As a film devoted both to capturing and resisting a variegated range of existential modern struggles, Annette is a film whose odds, whose future even, can feel arrayed against it. Documenting its concerns through a mix of bold comedy — with audiences who laugh less on provocation than on command — and flattened emotional affect, Annette's characters struggle to express themselves even in song, a space in which musicals tend to frame expression as easy to pour out — despite all the work and labor in it. What, Annette seems to ask even as it struggles toward some full expression, is all this labor for?
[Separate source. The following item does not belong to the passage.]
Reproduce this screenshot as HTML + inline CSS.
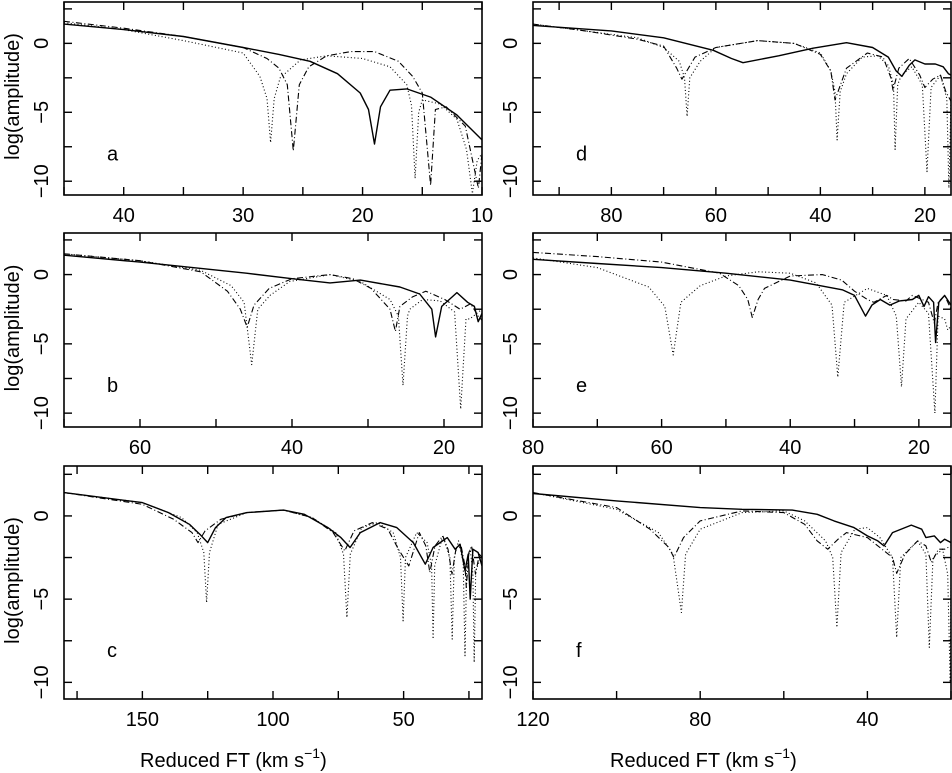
<!DOCTYPE html>
<html><head><meta charset="utf-8">
<style>
html,body{margin:0;padding:0;background:#fff;}
svg{display:block;font-family:"Liberation Sans",sans-serif;}
</style></head>
<body>
<svg id="chart" width="952" height="773" viewBox="0 0 952 773" xmlns="http://www.w3.org/2000/svg"></svg>
<script>
// ---- data (x = reduced FT km/s, y = log amplitude) ----
const aSolid=[[45,1.4],[40,1.0],[35,0.5],[30,-0.3],[27,-0.8],[24.4,-1.3],[22.1,-2.2],[20.2,-3.6],[19.5,-4.8],[19.0,-7.3],[18.5,-4.6],[17.7,-3.4],[16.3,-3.3],[14.3,-3.9],[12.1,-5.2],[10,-7.0]];
const aDot=[[45,1.5],[40,1.0],[35,0.2],[30,-0.7],[28.6,-2.4],[28.0,-4.0],[27.7,-7.2],[27.4,-4.0],[26.9,-2.5],[25.2,-1.2],[23.0,-0.9],[20,-1.1],[17.7,-1.7],[16.3,-3.0],[15.9,-4.5],[15.6,-9.8],[15.3,-5.0],[15.0,-4.1],[13.5,-4.4],[12.1,-5.5],[11.3,-7.7],[10.8,-10.9],[10.4,-8.5],[10,-8.0]];
const aDashDot=[[45,1.6],[40,1.1],[35,0.5],[30,-0.3],[28,-1.1],[27,-1.8],[26.3,-3.0],[25.8,-7.8],[25.3,-3.0],[24.5,-1.7],[23,-0.9],[21,-0.6],[19,-0.6],[17,-1.3],[15.8,-2.4],[15.0,-3.6],[14.3,-10.3],[13.9,-4.8],[13.0,-4.6],[11.4,-6.0],[10.3,-10.5],[10,-8.0]];

const bSolid=[[70,1.4],[60,0.9],[46,0.1],[40,-0.3],[35,-0.6],[31,-0.4],[25.8,-0.9],[23.2,-1.4],[21.6,-2.5],[21.1,-4.5],[20.3,-2.3],[18.3,-1.3],[16.9,-2.0],[16,-2.3],[15.5,-3.4],[15,-2.8]];
const bDot=[[70,1.5],[60,1.0],[52,0.3],[48,-0.8],[46.3,-2.0],[45.3,-6.5],[44.5,-2.5],[42.9,-1.5],[40.3,-0.5],[35,0.0],[31,-0.5],[27.1,-1.8],[26,-3.0],[25.4,-8.0],[24.8,-3.0],[24.5,-2.5],[22.8,-1.8],[20.5,-1.9],[18.6,-2.7],[17.8,-9.7],[17.1,-3.2],[16.6,-3.2],[15,-2.5]];
const bDashDot=[[70,1.5],[60,1.0],[52,0.2],[48.5,-1.2],[46.8,-2.5],[45.9,-3.8],[45,-2.2],[43,-1.0],[40,-0.3],[35,0.0],[32,-0.3],[29.6,-1.0],[27.1,-2.5],[26.4,-4.1],[25.8,-2.3],[24.1,-1.6],[22.4,-1.2],[19.9,-1.8],[17.9,-2.5],[17.5,-2.4],[16.5,-2.1],[15.5,-3.0],[15,-3.3]];

const cSolid=[[180,1.4],[160,1.0],[150,0.8],[140,0.2],[132,-0.5],[128,-1.1],[125,-1.6],[122,-0.7],[118,-0.1],[110,0.2],[96,0.35],[88,0.1],[79,-0.7],[74,-1.3],[70.5,-1.9],[66.6,-1.0],[59,-0.4],[52.6,-0.7],[46.3,-1.6],[41.7,-2.9],[38.7,-1.9],[33.3,-1.3],[30.3,-2.0],[28.4,-1.7],[26.5,-3.3],[25.3,-2.3],[24.5,-5.0],[23.5,-2.0],[21.5,-2.2],[20,-3.0]];
const cDot=[[180,1.4],[150,0.8],[135,-0.1],[129,-1.0],[126.5,-2.2],[125.4,-5.2],[124.3,-2.2],[121,-0.5],[110,0.2],[96,0.35],[85,-0.1],[76,-1.0],[73,-2.3],[71.7,-6.1],[70.4,-2.3],[66,-0.7],[60,-0.4],[54,-1.0],[51.2,-2.5],[50.2,-6.3],[49.3,-2.5],[45,-1.0],[41,-1.6],[39.3,-3.0],[38.7,-7.4],[38.1,-3.0],[35,-1.2],[32.3,-2.5],[31.4,-7.4],[30.6,-2.5],[29,-1.5],[27.2,-2.8],[26.5,-8.4],[25.8,-2.8],[24.5,-2.0],[23.5,-3.5],[23,-8.8],[22.4,-3.3],[20,-2.3]];
const cDashDot=[[180,1.4],[150,0.7],[138,-0.2],[131,-1.0],[128.7,-1.6],[126,-0.9],[120,-0.2],[110,0.2],[96,0.35],[85,-0.1],[77,-1.0],[72.5,-2.1],[69,-0.9],[62,-0.4],[56,-0.8],[52,-2.0],[48,-3.0],[44,-1.0],[41.5,-1.8],[40,-3.4],[38,-1.8],[35,-1.2],[33,-2.0],[31.5,-3.5],[30,-2.0],[28,-1.8],[26.5,-3.0],[26,-4.3],[25,-2.2],[24,-1.8],[22.5,-3.5],[21,-2.3],[20,-2.5]];

const dSolid=[[95,1.3],[80,0.9],[70,0.4],[60.5,-0.5],[57,-1.1],[54.8,-1.4],[48,-0.9],[41.4,-0.35],[35,0.05],[30,-0.3],[27,-1.0],[25.5,-2.0],[24.4,-2.4],[23,-1.6],[21.9,-1.2],[20,-1.5],[18,-1.5],[16.5,-1.7],[15.5,-2.2],[15,-2.3]];
const dDot=[[95,1.4],[85,0.9],[75,0.4],[70,-0.3],[67,-1.3],[66,-2.5],[65.5,-5.3],[65,-2.5],[63,-1.3],[60,-0.3],[52,0.2],[45,0.0],[40,-0.7],[38,-2.0],[37.2,-3.5],[36.8,-7.0],[36.2,-3.5],[35,-2.2],[32,-1.0],[29,-0.9],[27,-1.6],[26,-3.0],[25.7,-7.7],[25.2,-3.0],[24.5,-2.3],[22.5,-1.7],[20.5,-3.0],[19.6,-9.3],[18.8,-3.2],[17,-2.3],[15.8,-4.0],[15.4,-10.5],[15,-4.0]];
const dDashDot=[[95,1.4],[85,0.9],[75,0.3],[70,-0.2],[67.5,-1.8],[66.5,-2.6],[64,-1.0],[60,-0.3],[52,0.2],[45,0.0],[40,-0.8],[38,-2.0],[37.2,-4.1],[35,-1.8],[31,-0.7],[28,-1.0],[26.5,-2.5],[26.1,-3.4],[25,-1.8],[23,-1.1],[21,-2.3],[20,-3.2],[18.5,-2.6],[17,-2.3],[16,-3.5],[15,-4.2]];

const eSolid=[[80,1.1],[70,0.8],[60,0.5],[50,0.1],[40,-0.4],[31.9,-1.1],[30,-1.5],[28.3,-3.0],[27.3,-2.2],[26,-1.8],[24.5,-2.2],[23,-1.9],[21,-1.8],[20,-1.5],[19.2,-2.3],[18.5,-1.6],[17.7,-2.0],[17.4,-4.9],[16.9,-2.0],[16,-1.5],[15,-2.2]];
const eDashDot=[[80,1.6],[70,1.3],[60,0.9],[51,0.1],[48,-0.8],[46.6,-1.8],[45.9,-3.1],[45,-1.8],[44,-1.0],[40,-0.1],[35,0.0],[32,-0.4],[30,-1.2],[28,-1.8],[27,-2.0],[25,-1.5],[24,-1.8],[22,-1.9],[21,-1.5],[19.5,-1.8],[18.5,-2.0],[17.6,-3.5],[17,-2.0],[16,-1.5],[15,-2.5]];
const eDot=[[80,1.2],[70,0.5],[62,-0.9],[59.5,-2.3],[58.2,-5.8],[57,-2.0],[54,-0.8],[50,-0.1],[45,0.2],[40,0.1],[36,-0.6],[33.5,-2.2],[32.6,-7.4],[31.6,-2.0],[28,-1.0],[25,-1.5],[23.5,-3.0],[22.7,-8.1],[22,-3.2],[20,-2.0],[18.5,-2.8],[17.5,-10],[17,-3.0],[16,-3.2],[15.5,-4.0],[15,-3.7]];

const fSolid=[[120,1.35],[100,0.9],[80,0.5],[70,0.4],[58,0.35],[52,0.1],[48,-0.3],[43.2,-0.7],[40,-1.2],[37.5,-1.5],[36,-1.8],[34,-1.0],[29.5,-0.55],[27,-0.8],[26,-1.3],[24,-1.2],[22.5,-1.6],[21.5,-1.4],[20,-1.6]];
const fDashDot=[[120,1.4],[100,0.5],[92,-0.8],[87.5,-1.9],[86.3,-2.5],[84,-1.3],[80,-0.3],[70,0.3],[60,0.2],[55,-0.5],[52,-1.5],[49.5,-2.0],[47,-1.4],[45,-1.0],[40,-1.3],[37,-1.9],[34,-2.5],[33,-3.45],[31,-2.3],[28,-1.5],[26,-1.8],[24.7,-2.8],[23,-2.0],[21.5,-2.0],[20,-1.8]];
const fDot=[[120,1.4],[100,0.4],[90,-1.0],[86.5,-2.3],[84.5,-5.8],[83.5,-2.3],[80,-0.8],[70,0.2],[60,0.3],[55,-0.3],[50,-1.5],[48.3,-2.5],[47.3,-6.7],[46.3,-2.2],[43,-0.8],[40,-0.7],[37,-1.3],[34,-2.5],[33,-7.3],[32,-2.5],[28,-1.5],[26,-2.3],[25.2,-7.9],[24.3,-2.5],[22,-2.0],[20.8,-3.5],[20.2,-10],[20,-4.0]];

const yTicks=[0,-5,-10];
const yTickLabels=["0","\u22125","\u221210"];
const aXTicks=[40,30,20,10], bXTicks=[60,40,20], cXTicks=[150,100,50], dXTicks=[80,60,40,20], eXTicks=[80,60,40,20], fXTicks=[120,80,40];

// ---- layout ----
const NS="http://www.w3.org/2000/svg";
const svg=document.getElementById('chart');
function mk(tag,attrs,parent){const e=document.createElementNS(NS,tag);for(const k in attrs)e.setAttribute(k,attrs[k]);(parent||svg).appendChild(e);return e;}
const styles={solid:{w:1.4,d:"none"},dot:{w:1.1,d:"1,2.4"},dashdot:{w:1.1,d:"6,2.5,1,2.5"}};

function panel(name,box,xLeft,xRight,minorStep,majorTicks,letter,series,showY){
  const [L,T,R,B]=box;
  const g=mk('g',{});
  
  
  const sx=v=>L+(xLeft-v)/(xLeft-xRight)*(R-L);
  const sy=v=>T+(3-v)/14*(B-T);
  const clipId='clip-'+name;
  const cp=mk('clipPath',{id:clipId},g);mk('rect',{x:L,y:T,width:R-L,height:B-T},cp);
  for(const s of series){
    const p=mk('polyline',{points:s.data.map(d=>sx(d[0]).toFixed(1)+','+sy(d[1]).toFixed(1)).join(' '),fill:'none',stroke:'#000','stroke-width':styles[s.style].w,'stroke-dasharray':styles[s.style].d,'clip-path':'url(#'+clipId+')','stroke-linejoin':'round'},g);
    
    
  }
  const fr=mk('rect',{x:L,y:T,width:R-L,height:B-T,fill:'none',stroke:'#000','stroke-width':1.6},g);
  
  
  const tl=8;
  const start=Math.ceil(xRight/minorStep)*minorStep;
  for(let v=start; v<=xLeft+1e-9; v+=minorStep){
    const x=sx(v);
    mk('line',{x1:x,y1:B,x2:x,y2:B-tl,stroke:'#000','stroke-width':1.4},g);
    mk('line',{x1:x,y1:T,x2:x,y2:T+tl,stroke:'#000','stroke-width':1.4},g);
  }
  for(let v=-10; v<=2.5; v+=2.5){
    const y=sy(v);
    mk('line',{x1:L,y1:y,x2:L+tl,y2:y,stroke:'#000','stroke-width':1.4},g);
    mk('line',{x1:R,y1:y,x2:R-tl,y2:y,stroke:'#000','stroke-width':1.4},g);
  }
  for(const v of majorTicks){
    const t=mk('text',{x:sx(v),y:B+27,'text-anchor':'middle','font-size':20},g);
    t.textContent=String(v);
    
    
  }
  yTicks.forEach((v,i)=>{
    const cx=L-16, cy=sy(v);
    const t=mk('text',{x:cx,y:cy,'text-anchor':'middle','font-size':20,transform:'rotate(-90 '+cx+' '+cy+')'},g);
    t.textContent=yTickLabels[i];
    
    
  });
  const lt=mk('text',{x:L+43,y:T+(B-T)*0.82,'font-size':20},g);
  lt.textContent=letter;
  
  
  if(showY){
    const cx=19, cy=(T+B)/2-2;
    const yt=mk('text',{x:cx,y:cy,'text-anchor':'middle','font-size':20,transform:'rotate(-90 '+cx+' '+cy+')'},g);
    yt.textContent='log(amplitude)';
    
    
  }
}
panel('a',[64,2,482,195],45,10,5,aXTicks,'a',[{data:aDot,style:'dot'},{data:aDashDot,style:'dashdot'},{data:aSolid,style:'solid'}],true);
panel('b',[64,233,482,427],70,15,10,bXTicks,'b',[{data:bDot,style:'dot'},{data:bDashDot,style:'dashdot'},{data:bSolid,style:'solid'}],true);
panel('c',[64,466,482,699],180,20,25,cXTicks,'c',[{data:cDot,style:'dot'},{data:cDashDot,style:'dashdot'},{data:cSolid,style:'solid'}],true);
panel('d',[533,2,951,195],95,15,10,dXTicks,'d',[{data:dDot,style:'dot'},{data:dDashDot,style:'dashdot'},{data:dSolid,style:'solid'}],false);
panel('e',[533,233,951,427],80,15,10,eXTicks,'e',[{data:eDot,style:'dot'},{data:eDashDot,style:'dashdot'},{data:eSolid,style:'solid'}],false);
panel('f',[533,466,951,699],120,20,20,fXTicks,'f',[{data:fDot,style:'dot'},{data:fDashDot,style:'dashdot'},{data:fSolid,style:'solid'}],false);

[[140,'left'],[610,'right']].forEach(([x,side])=>{
  const t=mk('text',{x:x,y:767,'font-size':20});
  
  
  t.appendChild(document.createTextNode('Reduced FT (km s'));
  const sup=mk('tspan',{dy:-9,'font-size':14},t);sup.textContent='\u22121';
  const cl=mk('tspan',{dy:9},t);cl.textContent=')';
});
</script>
</body></html>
The film's gothically ominous symbols of cool modernity — its limousines, yachts, motorbikes and mansions — less limit the film's scope to the preoccupations of the landed rich than provide an opportunity to examine the reach of the malaise it addresses (while also questioning the fruits of class- and career-based striving). Existentialism can feel time-tested, tired even — but for Carax, the proof is in many ways baked-in here; the filmmaking, like any art worth having or holding onto, creates its own best case. From the urban nighttime scenes, which refract his singers' street-lit backdrop into a field of jewels, to the fragile, eccentric visions presented in the film's sparsely scattered and late-appearing digital effects, the strongest case for hope within Annette lies in Carax's fully-felt technique in making it. While gilding nothing, Annette presents a world that's alluring, honestly depicted, inquisitive, and cutting, owning up to what most should feel now as an omnipresent existential pull. While rare and welcome, perhaps better still is that Annette never pretends to bravery, documenting nothing so heavily as its struggle to make old questions new.